## Exercise directions
Look through the data below and say how many of its lines contain "that", adding nothing else.
• • •
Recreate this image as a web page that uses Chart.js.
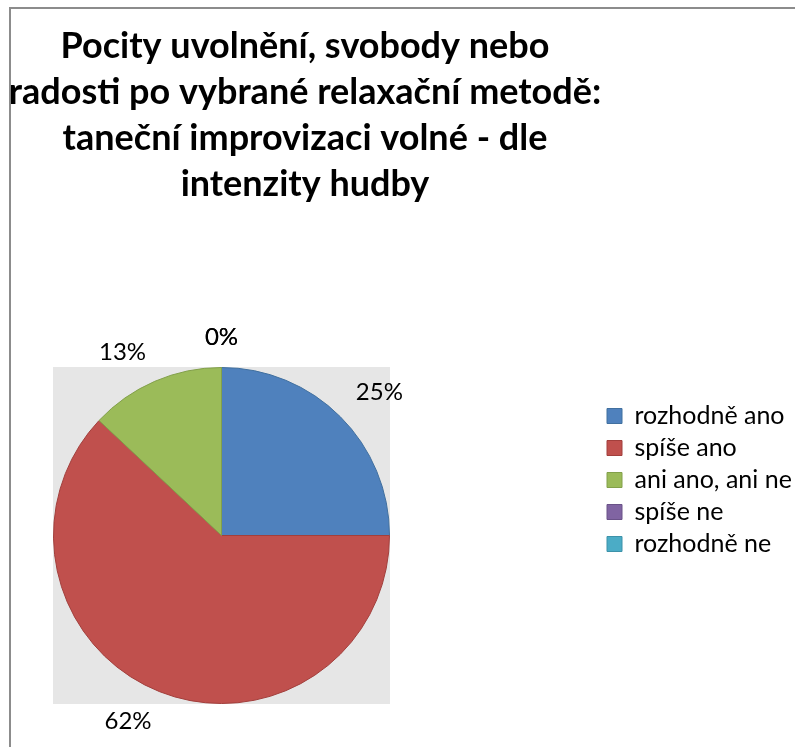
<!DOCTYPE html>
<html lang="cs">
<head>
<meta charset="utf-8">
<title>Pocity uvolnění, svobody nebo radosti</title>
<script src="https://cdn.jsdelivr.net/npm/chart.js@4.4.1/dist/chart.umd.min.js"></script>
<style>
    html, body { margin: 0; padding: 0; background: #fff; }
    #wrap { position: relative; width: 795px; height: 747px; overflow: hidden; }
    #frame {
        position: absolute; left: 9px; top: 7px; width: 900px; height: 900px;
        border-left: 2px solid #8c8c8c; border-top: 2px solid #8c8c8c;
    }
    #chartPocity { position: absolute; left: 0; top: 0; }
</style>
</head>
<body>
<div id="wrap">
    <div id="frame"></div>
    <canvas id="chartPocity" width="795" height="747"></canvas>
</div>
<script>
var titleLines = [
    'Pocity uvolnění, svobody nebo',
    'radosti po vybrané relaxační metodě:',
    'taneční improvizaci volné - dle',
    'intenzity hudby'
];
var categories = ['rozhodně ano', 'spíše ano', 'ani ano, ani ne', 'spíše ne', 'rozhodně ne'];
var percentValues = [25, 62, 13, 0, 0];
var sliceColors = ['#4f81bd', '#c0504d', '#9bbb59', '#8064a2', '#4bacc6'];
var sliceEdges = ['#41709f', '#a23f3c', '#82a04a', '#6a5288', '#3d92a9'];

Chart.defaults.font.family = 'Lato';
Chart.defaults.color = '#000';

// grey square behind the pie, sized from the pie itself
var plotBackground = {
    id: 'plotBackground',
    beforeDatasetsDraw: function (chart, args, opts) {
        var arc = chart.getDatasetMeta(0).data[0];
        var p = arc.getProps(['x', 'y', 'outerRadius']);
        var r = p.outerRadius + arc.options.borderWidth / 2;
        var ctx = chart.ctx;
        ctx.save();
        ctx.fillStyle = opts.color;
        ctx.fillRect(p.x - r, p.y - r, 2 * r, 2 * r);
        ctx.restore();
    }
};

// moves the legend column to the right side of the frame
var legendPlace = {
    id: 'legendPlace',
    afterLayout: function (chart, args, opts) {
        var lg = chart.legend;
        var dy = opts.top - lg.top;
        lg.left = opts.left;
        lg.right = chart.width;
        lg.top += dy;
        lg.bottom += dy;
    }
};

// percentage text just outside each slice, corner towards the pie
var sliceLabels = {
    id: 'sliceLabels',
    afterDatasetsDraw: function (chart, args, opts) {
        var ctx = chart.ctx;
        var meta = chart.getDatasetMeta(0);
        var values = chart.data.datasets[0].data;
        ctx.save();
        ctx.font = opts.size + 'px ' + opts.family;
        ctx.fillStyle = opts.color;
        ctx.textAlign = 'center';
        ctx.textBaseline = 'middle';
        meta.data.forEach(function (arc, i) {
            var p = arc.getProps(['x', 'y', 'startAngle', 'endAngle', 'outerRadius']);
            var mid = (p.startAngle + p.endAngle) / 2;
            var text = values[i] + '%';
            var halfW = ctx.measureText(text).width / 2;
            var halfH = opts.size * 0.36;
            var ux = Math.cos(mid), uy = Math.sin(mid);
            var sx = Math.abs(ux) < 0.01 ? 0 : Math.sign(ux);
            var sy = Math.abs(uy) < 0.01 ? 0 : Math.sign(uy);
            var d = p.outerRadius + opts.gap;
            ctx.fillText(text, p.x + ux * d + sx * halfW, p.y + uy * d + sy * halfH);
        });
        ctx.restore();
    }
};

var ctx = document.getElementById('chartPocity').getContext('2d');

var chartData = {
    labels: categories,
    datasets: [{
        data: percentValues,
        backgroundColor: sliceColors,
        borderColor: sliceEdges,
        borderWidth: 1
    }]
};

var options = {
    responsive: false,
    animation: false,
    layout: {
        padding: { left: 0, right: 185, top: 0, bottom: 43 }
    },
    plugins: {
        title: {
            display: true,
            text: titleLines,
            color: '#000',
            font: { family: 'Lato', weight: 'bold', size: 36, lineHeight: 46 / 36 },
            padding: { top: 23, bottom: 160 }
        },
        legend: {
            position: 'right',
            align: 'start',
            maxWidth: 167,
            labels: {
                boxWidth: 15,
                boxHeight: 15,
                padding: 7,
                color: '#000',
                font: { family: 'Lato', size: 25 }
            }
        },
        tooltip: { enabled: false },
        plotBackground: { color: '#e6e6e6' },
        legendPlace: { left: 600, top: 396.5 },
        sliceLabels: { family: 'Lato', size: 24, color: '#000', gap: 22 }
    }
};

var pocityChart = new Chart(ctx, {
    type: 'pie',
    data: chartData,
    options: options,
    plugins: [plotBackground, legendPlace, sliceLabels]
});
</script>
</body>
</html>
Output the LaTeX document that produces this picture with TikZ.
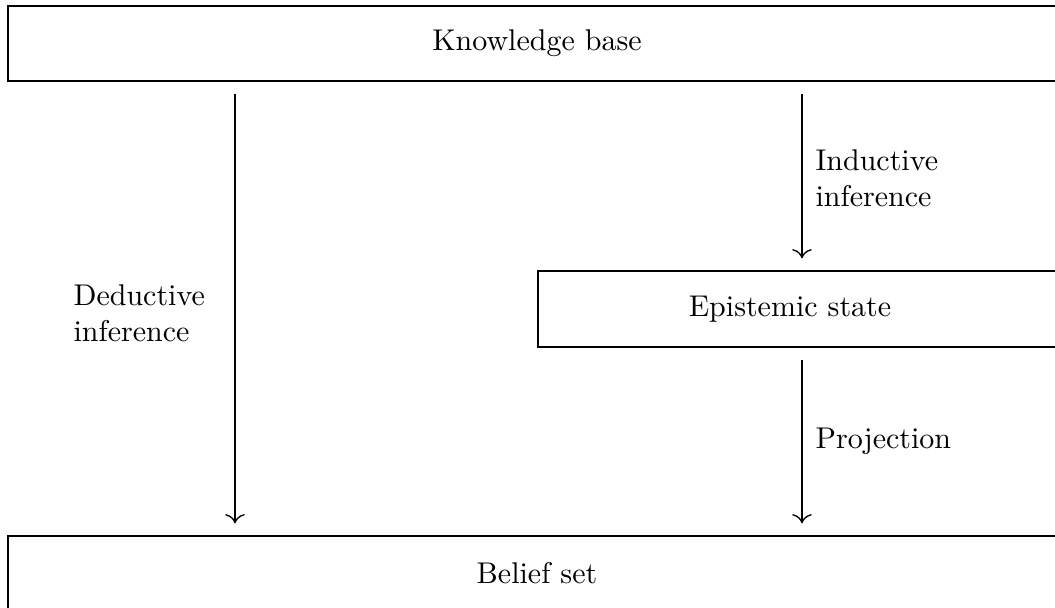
• • •
## Written answer
2